◆ **PROBLEM REQUIREMENTS**
Images should be left out, and everything else in the listing reproduced exactly.

______

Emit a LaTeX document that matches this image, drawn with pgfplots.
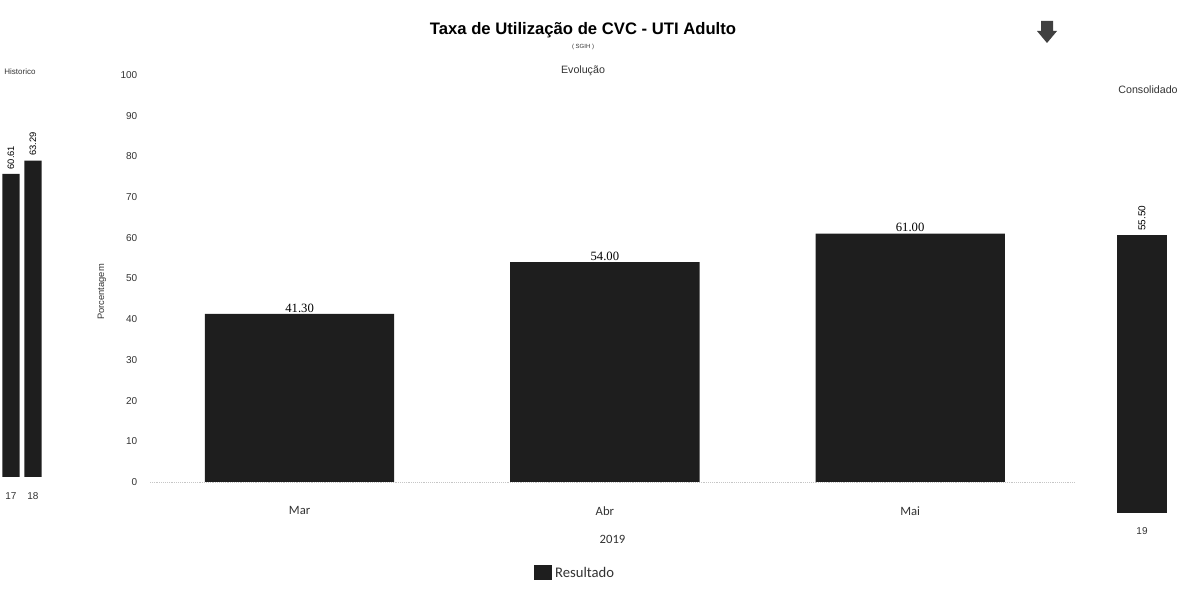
\documentclass[border=0pt]{standalone}
\usepackage{fontspec}
\setmainfont{Liberation Sans}
\newfontfamily\carlito{Carlito}
\newfontfamily\timesf{Liberation Serif}
\usepackage{pgfplots}
\pgfplotsset{compat=1.18}
\definecolor{barc}{HTML}{1E1E1E}
\definecolor{txt}{HTML}{333333}
\begin{document}
\begin{tikzpicture}
\path[use as bounding box] (0pt,0pt) rectangle (890.25pt,453.75pt);
% titles
\node[font=\bfseries\fontsize{12.5}{14}\selectfont] at (437.25pt,431.25pt) {Taxa de Utilização de CVC - UTI Adulto};
\node[font=\fontsize{4.5}{6}\selectfont, text=txt] at (437.25pt,418.5pt) {( SGIH )};
\node[font=\fontsize{8}{9}\selectfont, text=txt] at (437.25pt,400.5pt) {Evolução};
\node[font=\fontsize{6}{7}\selectfont, text=txt] at (15pt,399.75pt) {Historico};
\node[font=\fontsize{8}{9}\selectfont, text=txt] at (861pt,386.25pt) {Consolidado};
% arrow icon
\fill[black!75] (780.75pt,438pt) -- (789.75pt,438pt) -- (789.75pt,430.5pt) -- (792.75pt,430.5pt) -- (785.25pt,421.5pt) -- (777.75pt,430.5pt) -- (780.75pt,430.5pt) -- cycle;

% Historical axis
\begin{axis}[
  at={(0pt,96pt)}, anchor=south west,
  scale only axis, width=33pt, height=375pt,
  xmin=-0.5, xmax=1.5, ymin=0, ymax=100,
  axis lines=none,
  ybar, bar width=0.78, bar shift=0pt,
  clip=false,
  nodes near coords,
  nodes near coords style={rotate=90, anchor=west, font=\fontsize{7}{8}\selectfont, /pgf/number format/.cd, fixed, fixed zerofill, precision=2, assume math mode=true},
]
\addplot[fill=barc, draw=none] coordinates {(0,60.61) (1,63.29)};
\node[font=\fontsize{7.5}{8}\selectfont, text=txt, anchor=north] at (axis cs:0,-2.2) {17};
\node[font=\fontsize{7.5}{8}\selectfont, text=txt, anchor=north] at (axis cs:1,-2.2) {18};
\end{axis}

% Main axis
\begin{axis}[
  at={(112.5pt,92.25pt)}, anchor=south west,
  scale only axis, width=693.75pt, height=305.25pt,
  xmin=-0.49, xmax=2.54, ymin=0, ymax=100,
  axis x line*=bottom, axis y line*=left,
  x axis line style={gray!45, densely dotted, -},
  y axis line style={draw=none},
  major tick length=0pt,
  ytick={0,10,...,100},
  xtick={0,1,2}, xticklabels={Mar,Abr,Mai},
  xticklabel style={font=\carlito\fontsize{9.5}{10}\selectfont, text=txt, yshift=-15pt},
  yticklabel style={font=\fontsize{7.5}{9}\selectfont, text=txt, xshift=-6pt},
  /pgf/number format/assume math mode=true,
  xlabel={2019}, xlabel style={font=\carlito\fontsize{9.5}{10}\selectfont, text=txt, yshift=-8pt},
  ylabel={Porcentagem}, ylabel style={font=\fontsize{7}{8}\selectfont, text=txt, yshift=4pt, xshift=-10pt},
  ybar, bar width=0.62, bar shift=0pt,
  nodes near coords,
  nodes near coords style={font=\timesf\fontsize{9.5}{10}\selectfont, inner sep=1pt, /pgf/number format/.cd, fixed, fixed zerofill, precision=2, assume math mode=true},
  legend style={at={(0.46,-0.195)}, anchor=north, draw=none, font=\carlito\fontsize{11}{12}\selectfont, text=txt},
  legend image code/.code={\fill[barc] (0cm,-0.18cm) rectangle (0.48cm,0.22cm);},
]
\addplot[fill=barc, draw=none] coordinates {(0,41.30) (1,54.00) (2,61.00)};
\addlegendentry{Resultado}
\end{axis}

% Consolidated axis
\begin{axis}[
  at={(837.75pt,69pt)}, anchor=south west,
  scale only axis, width=37.5pt, height=375pt,
  xmin=-0.5, xmax=0.5, ymin=0, ymax=100,
  axis lines=none,
  ybar, bar width=1, bar shift=0pt,
  clip=false,
  nodes near coords,
  nodes near coords style={rotate=90, anchor=west, font=\fontsize{7.5}{8}\selectfont, /pgf/number format/.cd, fixed, fixed zerofill, precision=2, assume math mode=true},
]
\addplot[fill=barc, draw=none] coordinates {(0,55.50)};
\node[font=\fontsize{7.5}{8}\selectfont, text=txt, anchor=north] at (axis cs:0,-2) {19};
\end{axis}
\end{tikzpicture}
\end{document}
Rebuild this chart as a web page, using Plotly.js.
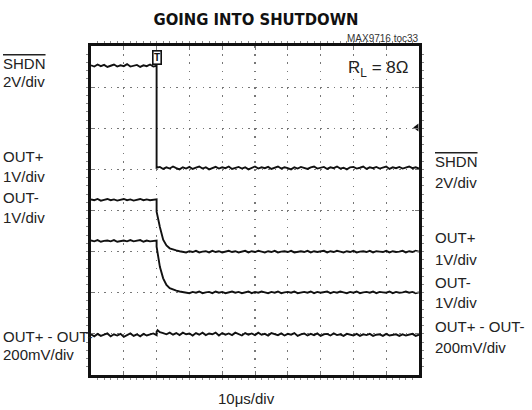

______

◆ **SOLUTION BELOW**
Emit a LaTeX document that matches this image, drawn with pgfplots.
\documentclass[border=0pt]{standalone}
\usepackage{fontspec}
\setmainfont{Liberation Sans}
\newfontfamily\carlito{Carlito}
\newfontfamily\timesf{Liberation Serif}
\usepackage{pgfplots}
\pgfplotsset{compat=1.18}
\definecolor{barc}{HTML}{1E1E1E}
\definecolor{txt}{HTML}{333333}
\begin{document}
\begin{tikzpicture}
\path[use as bounding box] (0pt,0pt) rectangle (890.25pt,453.75pt);
% titles
\node[font=\bfseries\fontsize{12.5}{14}\selectfont] at (437.25pt,431.25pt) {Taxa de Utilização de CVC - UTI Adulto};
\node[font=\fontsize{4.5}{6}\selectfont, text=txt] at (437.25pt,418.5pt) {( SGIH )};
\node[font=\fontsize{8}{9}\selectfont, text=txt] at (437.25pt,400.5pt) {Evolução};
\node[font=\fontsize{6}{7}\selectfont, text=txt] at (15pt,399.75pt) {Historico};
\node[font=\fontsize{8}{9}\selectfont, text=txt] at (861pt,386.25pt) {Consolidado};
% arrow icon
\fill[black!75] (780.75pt,438pt) -- (789.75pt,438pt) -- (789.75pt,430.5pt) -- (792.75pt,430.5pt) -- (785.25pt,421.5pt) -- (777.75pt,430.5pt) -- (780.75pt,430.5pt) -- cycle;

% Historical axis
\begin{axis}[
  at={(0pt,96pt)}, anchor=south west,
  scale only axis, width=33pt, height=375pt,
  xmin=-0.5, xmax=1.5, ymin=0, ymax=100,
  axis lines=none,
  ybar, bar width=0.78, bar shift=0pt,
  clip=false,
  nodes near coords,
  nodes near coords style={rotate=90, anchor=west, font=\fontsize{7}{8}\selectfont, /pgf/number format/.cd, fixed, fixed zerofill, precision=2, assume math mode=true},
]
\addplot[fill=barc, draw=none] coordinates {(0,60.61) (1,63.29)};
\node[font=\fontsize{7.5}{8}\selectfont, text=txt, anchor=north] at (axis cs:0,-2.2) {17};
\node[font=\fontsize{7.5}{8}\selectfont, text=txt, anchor=north] at (axis cs:1,-2.2) {18};
\end{axis}

% Main axis
\begin{axis}[
  at={(112.5pt,92.25pt)}, anchor=south west,
  scale only axis, width=693.75pt, height=305.25pt,
  xmin=-0.49, xmax=2.54, ymin=0, ymax=100,
  axis x line*=bottom, axis y line*=left,
  x axis line style={gray!45, densely dotted, -},
  y axis line style={draw=none},
  major tick length=0pt,
  ytick={0,10,...,100},
  xtick={0,1,2}, xticklabels={Mar,Abr,Mai},
  xticklabel style={font=\carlito\fontsize{9.5}{10}\selectfont, text=txt, yshift=-15pt},
  yticklabel style={font=\fontsize{7.5}{9}\selectfont, text=txt, xshift=-6pt},
  /pgf/number format/assume math mode=true,
  xlabel={2019}, xlabel style={font=\carlito\fontsize{9.5}{10}\selectfont, text=txt, yshift=-8pt},
  ylabel={Porcentagem}, ylabel style={font=\fontsize{7}{8}\selectfont, text=txt, yshift=4pt, xshift=-10pt},
  ybar, bar width=0.62, bar shift=0pt,
  nodes near coords,
  nodes near coords style={font=\timesf\fontsize{9.5}{10}\selectfont, inner sep=1pt, /pgf/number format/.cd, fixed, fixed zerofill, precision=2, assume math mode=true},
  legend style={at={(0.46,-0.195)}, anchor=north, draw=none, font=\carlito\fontsize{11}{12}\selectfont, text=txt},
  legend image code/.code={\fill[barc] (0cm,-0.18cm) rectangle (0.48cm,0.22cm);},
]
\addplot[fill=barc, draw=none] coordinates {(0,41.30) (1,54.00) (2,61.00)};
\addlegendentry{Resultado}
\end{axis}

% Consolidated axis
\begin{axis}[
  at={(837.75pt,69pt)}, anchor=south west,
  scale only axis, width=37.5pt, height=375pt,
  xmin=-0.5, xmax=0.5, ymin=0, ymax=100,
  axis lines=none,
  ybar, bar width=1, bar shift=0pt,
  clip=false,
  nodes near coords,
  nodes near coords style={rotate=90, anchor=west, font=\fontsize{7.5}{8}\selectfont, /pgf/number format/.cd, fixed, fixed zerofill, precision=2, assume math mode=true},
]
\addplot[fill=barc, draw=none] coordinates {(0,55.50)};
\node[font=\fontsize{7.5}{8}\selectfont, text=txt, anchor=north] at (axis cs:0,-2) {19};
\end{axis}
\end{tikzpicture}
\end{document}
Rebuild this chart as a web page, using Plotly.js.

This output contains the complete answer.